-- start GIVEN MATERIAL --

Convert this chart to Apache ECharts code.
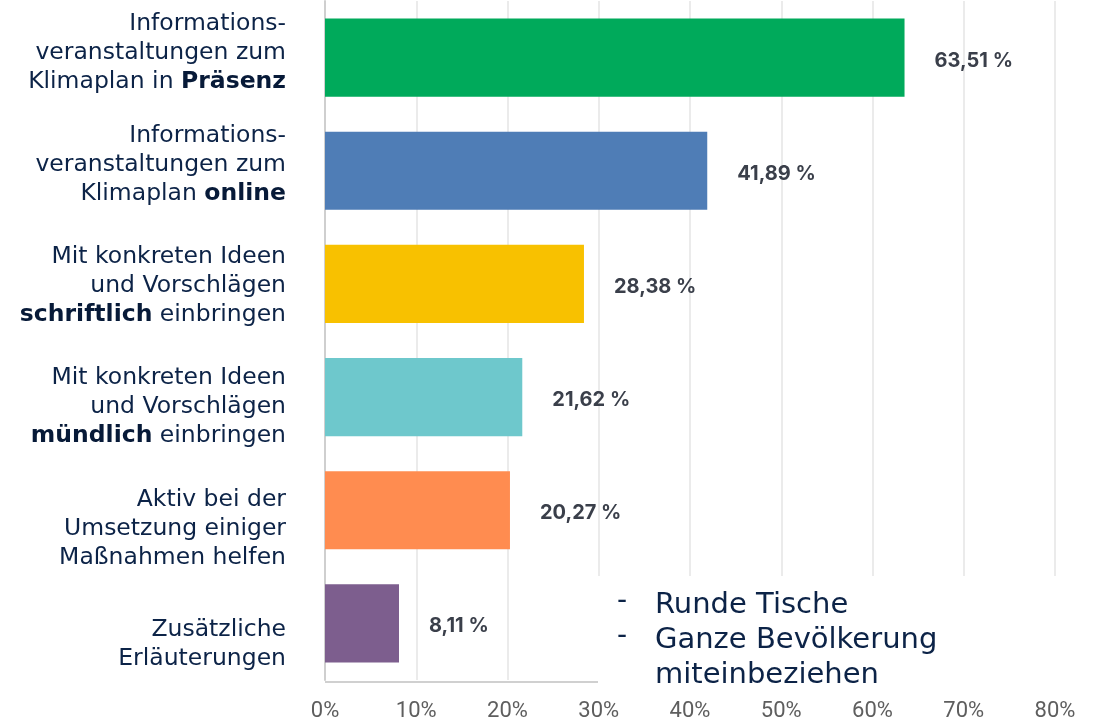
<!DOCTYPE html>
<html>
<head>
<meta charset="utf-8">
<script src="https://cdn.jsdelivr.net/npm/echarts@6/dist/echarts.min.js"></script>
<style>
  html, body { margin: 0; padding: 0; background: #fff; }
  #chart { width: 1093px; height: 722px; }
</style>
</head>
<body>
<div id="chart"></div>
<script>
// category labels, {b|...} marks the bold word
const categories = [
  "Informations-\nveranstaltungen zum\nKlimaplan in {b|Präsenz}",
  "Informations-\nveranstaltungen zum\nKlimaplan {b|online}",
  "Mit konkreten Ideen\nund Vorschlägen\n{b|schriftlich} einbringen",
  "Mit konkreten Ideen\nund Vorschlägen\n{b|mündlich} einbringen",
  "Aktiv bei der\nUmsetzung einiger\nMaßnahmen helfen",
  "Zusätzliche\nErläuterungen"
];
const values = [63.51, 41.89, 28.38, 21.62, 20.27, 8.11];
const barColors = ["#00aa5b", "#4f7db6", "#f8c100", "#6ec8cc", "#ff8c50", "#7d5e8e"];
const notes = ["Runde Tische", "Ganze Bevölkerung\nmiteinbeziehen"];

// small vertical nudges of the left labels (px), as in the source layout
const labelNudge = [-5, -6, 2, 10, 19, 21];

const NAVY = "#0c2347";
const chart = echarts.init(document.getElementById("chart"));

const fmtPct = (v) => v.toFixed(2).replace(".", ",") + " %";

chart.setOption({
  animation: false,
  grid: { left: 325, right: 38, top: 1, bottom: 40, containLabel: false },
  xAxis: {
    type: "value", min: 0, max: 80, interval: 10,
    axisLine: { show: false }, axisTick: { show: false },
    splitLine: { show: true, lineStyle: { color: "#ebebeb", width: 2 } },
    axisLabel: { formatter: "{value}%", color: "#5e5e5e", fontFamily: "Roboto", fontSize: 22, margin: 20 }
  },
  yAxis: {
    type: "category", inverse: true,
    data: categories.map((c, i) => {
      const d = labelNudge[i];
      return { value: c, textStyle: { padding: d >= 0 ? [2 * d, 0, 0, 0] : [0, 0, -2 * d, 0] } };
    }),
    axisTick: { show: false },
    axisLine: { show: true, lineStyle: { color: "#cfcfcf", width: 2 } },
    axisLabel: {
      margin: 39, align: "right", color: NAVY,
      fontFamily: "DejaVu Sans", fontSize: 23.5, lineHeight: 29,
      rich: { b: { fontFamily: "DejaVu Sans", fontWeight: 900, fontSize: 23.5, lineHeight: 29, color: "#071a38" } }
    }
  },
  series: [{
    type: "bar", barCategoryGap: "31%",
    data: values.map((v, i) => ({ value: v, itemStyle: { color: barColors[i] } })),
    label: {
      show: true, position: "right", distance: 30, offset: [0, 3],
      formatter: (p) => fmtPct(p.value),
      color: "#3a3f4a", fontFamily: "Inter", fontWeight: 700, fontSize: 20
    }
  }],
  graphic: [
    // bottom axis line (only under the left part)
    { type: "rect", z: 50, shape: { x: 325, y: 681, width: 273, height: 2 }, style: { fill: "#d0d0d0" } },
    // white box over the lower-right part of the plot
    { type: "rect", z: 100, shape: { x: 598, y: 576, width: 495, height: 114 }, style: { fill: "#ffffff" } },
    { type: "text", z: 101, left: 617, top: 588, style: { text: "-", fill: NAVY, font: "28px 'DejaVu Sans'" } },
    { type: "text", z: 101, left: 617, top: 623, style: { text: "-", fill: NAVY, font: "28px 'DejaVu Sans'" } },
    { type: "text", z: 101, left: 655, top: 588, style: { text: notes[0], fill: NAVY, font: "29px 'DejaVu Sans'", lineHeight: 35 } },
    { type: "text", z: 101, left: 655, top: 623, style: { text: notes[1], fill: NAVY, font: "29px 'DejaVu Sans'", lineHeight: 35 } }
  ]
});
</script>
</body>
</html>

-- end GIVEN MATERIAL --

AIM> Write the listing out a second time exactly, dropping all images.

EXPECTED OUTPUT>
Convert this chart to Apache ECharts code.
<!DOCTYPE html>
<html>
<head>
<meta charset="utf-8">
<script src="https://cdn.jsdelivr.net/npm/echarts@6/dist/echarts.min.js"></script>
<style>
  html, body { margin: 0; padding: 0; background: #fff; }
  #chart { width: 1093px; height: 722px; }
</style>
</head>
<body>
<div id="chart"></div>
<script>
// category labels, {b|...} marks the bold word
const categories = [
  "Informations-\nveranstaltungen zum\nKlimaplan in {b|Präsenz}",
  "Informations-\nveranstaltungen zum\nKlimaplan {b|online}",
  "Mit konkreten Ideen\nund Vorschlägen\n{b|schriftlich} einbringen",
  "Mit konkreten Ideen\nund Vorschlägen\n{b|mündlich} einbringen",
  "Aktiv bei der\nUmsetzung einiger\nMaßnahmen helfen",
  "Zusätzliche\nErläuterungen"
];
const values = [63.51, 41.89, 28.38, 21.62, 20.27, 8.11];
const barColors = ["#00aa5b", "#4f7db6", "#f8c100", "#6ec8cc", "#ff8c50", "#7d5e8e"];
const notes = ["Runde Tische", "Ganze Bevölkerung\nmiteinbeziehen"];

// small vertical nudges of the left labels (px), as in the source layout
const labelNudge = [-5, -6, 2, 10, 19, 21];

const NAVY = "#0c2347";
const chart = echarts.init(document.getElementById("chart"));

const fmtPct = (v) => v.toFixed(2).replace(".", ",") + " %";

chart.setOption({
  animation: false,
  grid: { left: 325, right: 38, top: 1, bottom: 40, containLabel: false },
  xAxis: {
    type: "value", min: 0, max: 80, interval: 10,
    axisLine: { show: false }, axisTick: { show: false },
    splitLine: { show: true, lineStyle: { color: "#ebebeb", width: 2 } },
    axisLabel: { formatter: "{value}%", color: "#5e5e5e", fontFamily: "Roboto", fontSize: 22, margin: 20 }
  },
  yAxis: {
    type: "category", inverse: true,
    data: categories.map((c, i) => {
      const d = labelNudge[i];
      return { value: c, textStyle: { padding: d >= 0 ? [2 * d, 0, 0, 0] : [0, 0, -2 * d, 0] } };
    }),
    axisTick: { show: false },
    axisLine: { show: true, lineStyle: { color: "#cfcfcf", width: 2 } },
    axisLabel: {
      margin: 39, align: "right", color: NAVY,
      fontFamily: "DejaVu Sans", fontSize: 23.5, lineHeight: 29,
      rich: { b: { fontFamily: "DejaVu Sans", fontWeight: 900, fontSize: 23.5, lineHeight: 29, color: "#071a38" } }
    }
  },
  series: [{
    type: "bar", barCategoryGap: "31%",
    data: values.map((v, i) => ({ value: v, itemStyle: { color: barColors[i] } })),
    label: {
      show: true, position: "right", distance: 30, offset: [0, 3],
      formatter: (p) => fmtPct(p.value),
      color: "#3a3f4a", fontFamily: "Inter", fontWeight: 700, fontSize: 20
    }
  }],
  graphic: [
    // bottom axis line (only under the left part)
    { type: "rect", z: 50, shape: { x: 325, y: 681, width: 273, height: 2 }, style: { fill: "#d0d0d0" } },
    // white box over the lower-right part of the plot
    { type: "rect", z: 100, shape: { x: 598, y: 576, width: 495, height: 114 }, style: { fill: "#ffffff" } },
    { type: "text", z: 101, left: 617, top: 588, style: { text: "-", fill: NAVY, font: "28px 'DejaVu Sans'" } },
    { type: "text", z: 101, left: 617, top: 623, style: { text: "-", fill: NAVY, font: "28px 'DejaVu Sans'" } },
    { type: "text", z: 101, left: 655, top: 588, style: { text: notes[0], fill: NAVY, font: "29px 'DejaVu Sans'", lineHeight: 35 } },
    { type: "text", z: 101, left: 655, top: 623, style: { text: notes[1], fill: NAVY, font: "29px 'DejaVu Sans'", lineHeight: 35 } }
  ]
});
</script>
</body>
</html>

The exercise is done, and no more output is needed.